I have an intermittent problem at the moment - a 750GB SATA HDD keeps disappearing. Not literally, obviously, but Windows from time to time just forgets it is there. I lose all my desktop shortcuts to that disk and it does not show up in My Computer. A swift restart fixes this, and the disk comes back. I have no idea why this is happening. It could be the disk on the way out. It could be a dodgy SATA cable. It could be the SATA controller on the motherboard. It could be the drivers for the SATA controller on the motherboard.

The Step 3 plan is to swap the cable, and use a different SATA port on the motherboard. I will be unable to rely on Step Five though, because the fucking thing may keep working for a week or two before the problem re-occurs.

Pain in the arse.

Something that Works

While most of what passes for intelligent comment on this blog is in the nature of complaints about the stupid way that some things seem to be designed not to work, it seems only fair that I record a recent positive experience.

I have commented on the spectacular hardware failure saga below. What I was left with during the repair period was a hard disk with the OS installed, and a video card.

Ordinarily with microsoft operating systems if you swap a hard disk from one machine to another, windows, to put it politely, shits itself. If it boots at all you get regular blue screens and no peripherals will work.

However, this hard disk had windows 7 installed on it. I thought to myself, what the hell I'll try and plug it into another motherboard. I already had a spare machine so I dragged the new machine's case over to the old machine. I ran the power cables from the new machine to the motherboard on the old machine. The SATA data cables were run between the motherboard in the old case to the disks bolted into the new case.

On firing the machine up I was stunned, nay astonished, to discover that against all previous experience windows did not shit itself.

Instead the OS loaded up drivers for the changed wireless card, and sound card and started working perfectly well.

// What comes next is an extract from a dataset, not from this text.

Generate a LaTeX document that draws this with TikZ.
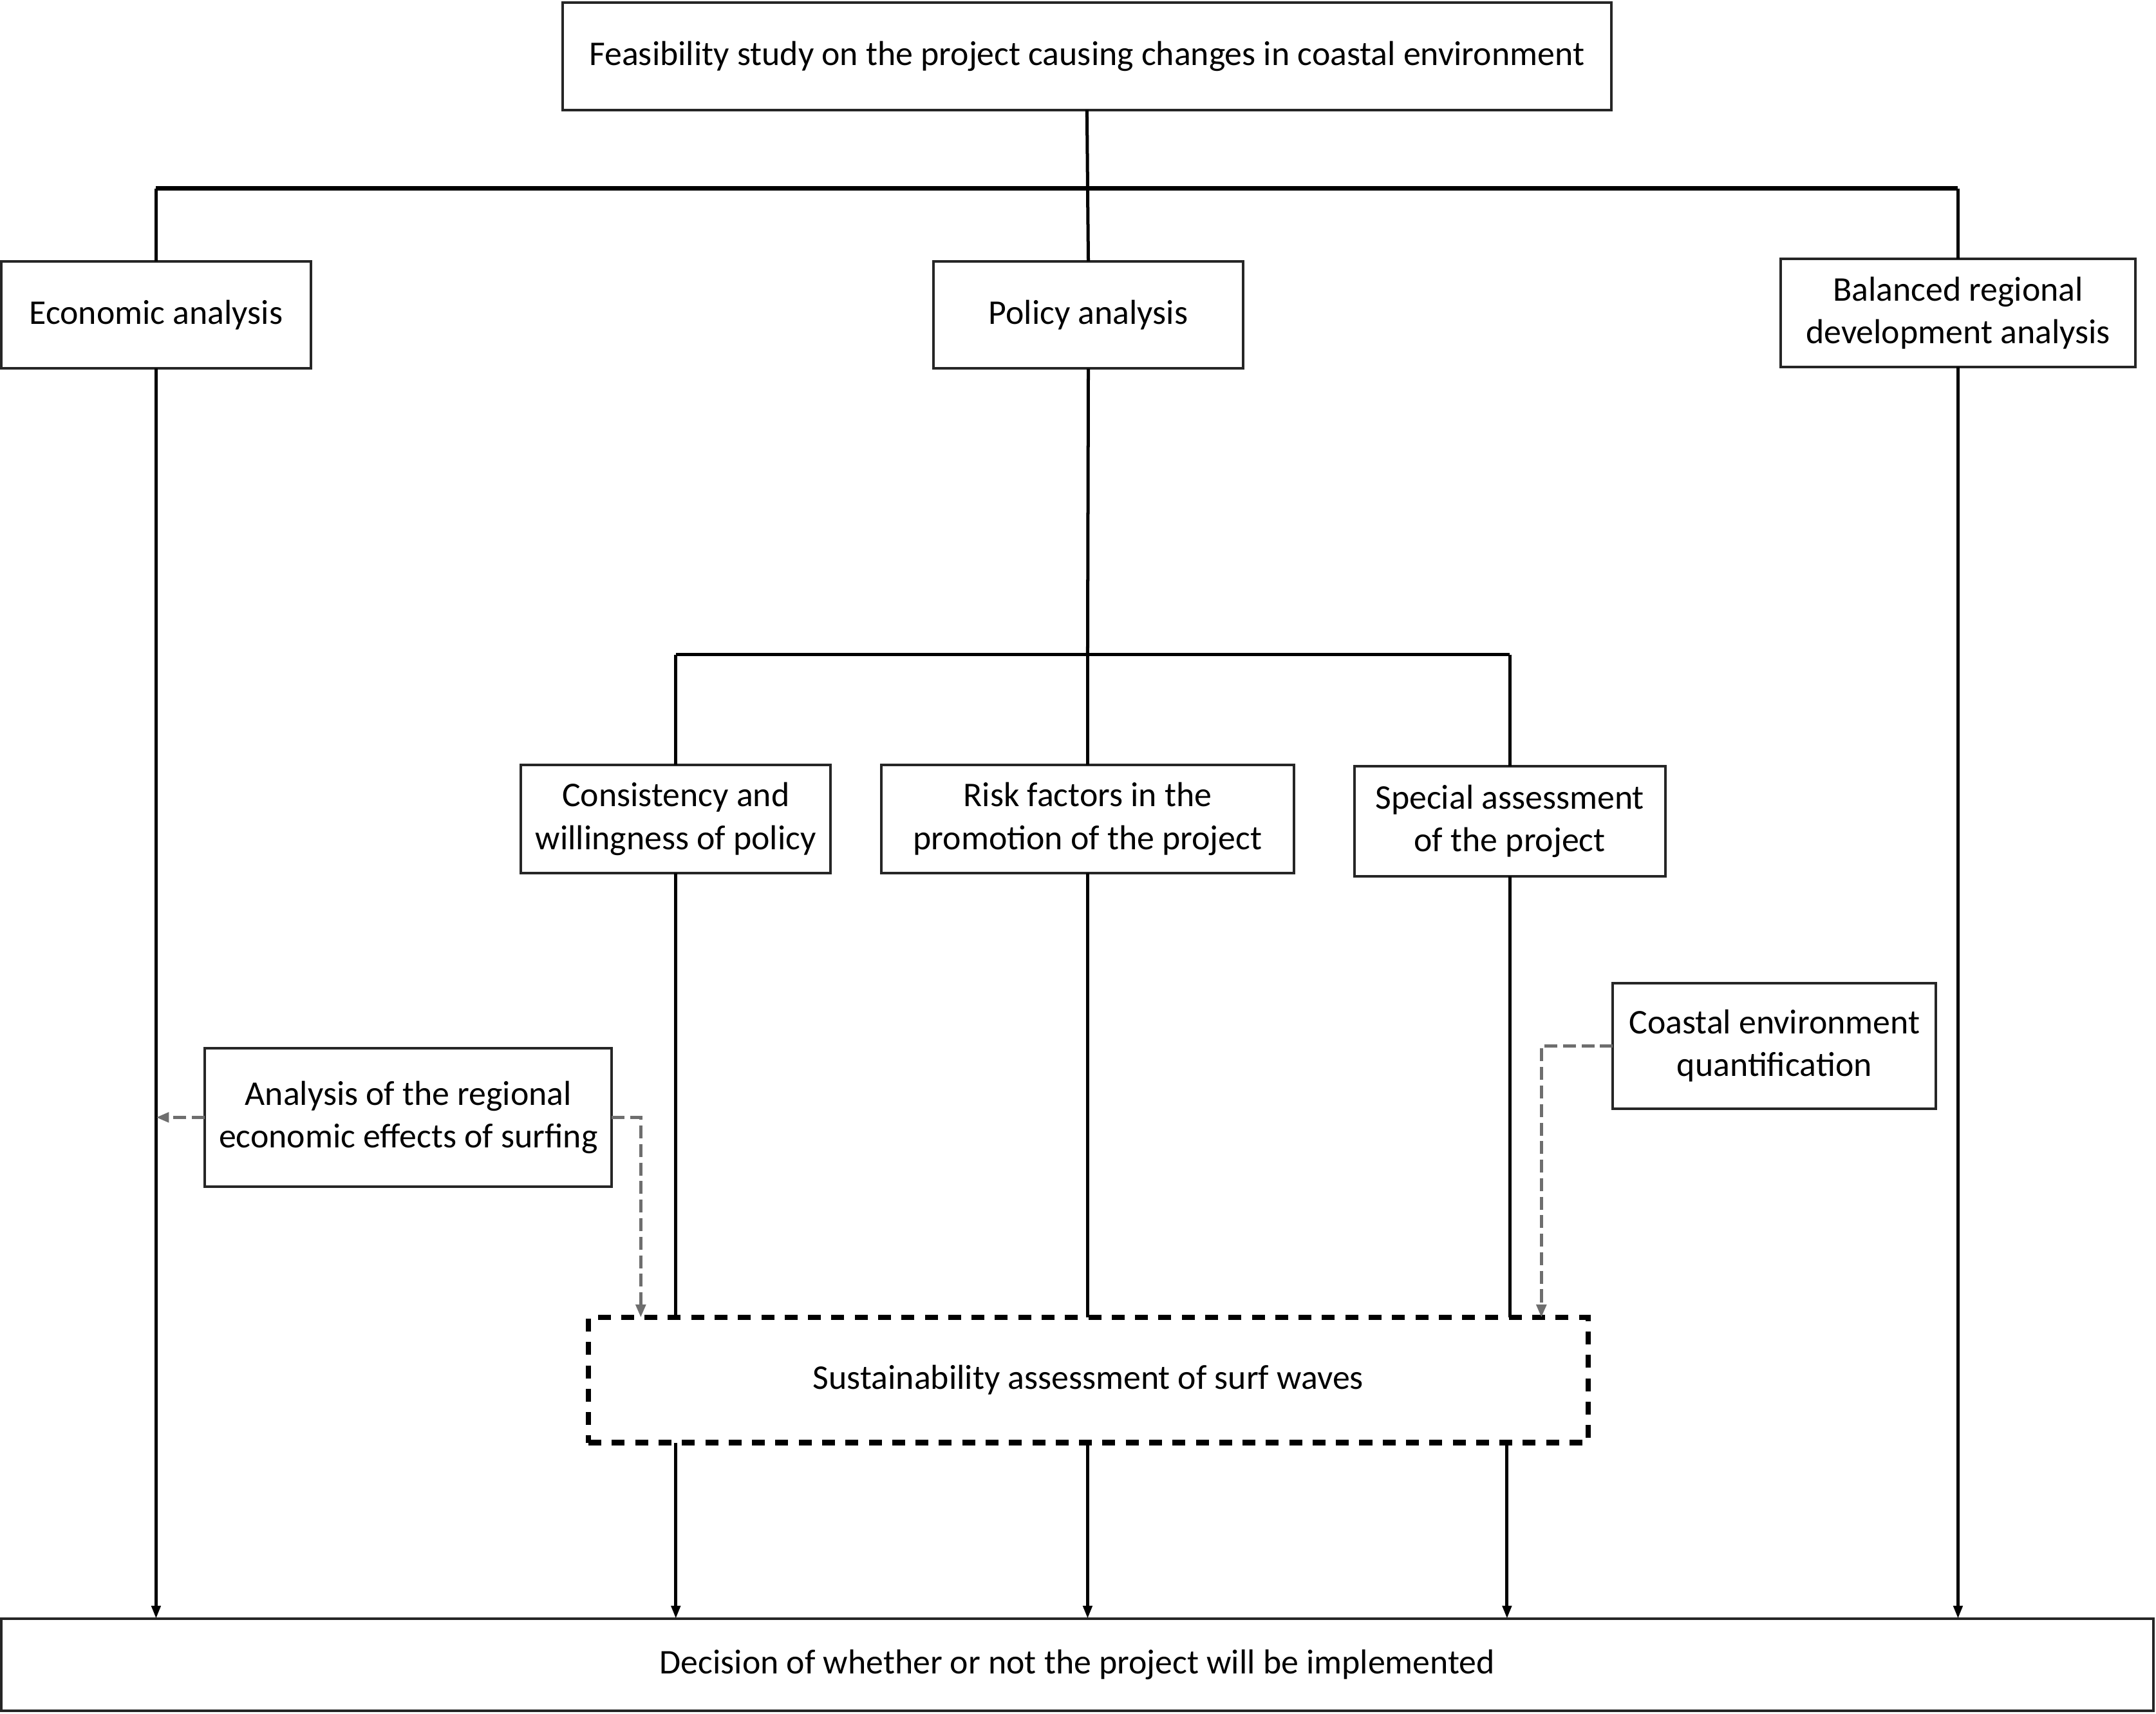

The only problem was with fucking stupid DRM in iTunes. Despite purchasing upgrades to DRM free mp3 files as and when they become available I still have several protected files in my iTunes database. Of course iTunes thinks I have copied the files to a shiny new machine. This is despite the actual physical files on the disk being identical. iTunes says new motherboard and CPU = new machine so you have to re-authorise the files. Of course because of the catastrophic failure of the new board, that means I have to use up one of my 5 authorised machines.

All my other software, including Steam games, worked fine.

So, thumbs up to windows 7. It doesn't shit itself if you swap motherboards. They can put that on the box.

Of course, linux is perfectly happy to run on whatever machines you throw it at (even from a USB key) as long as you enable the appropriate kernel parameters. Which stuff like Ubuntu does by default.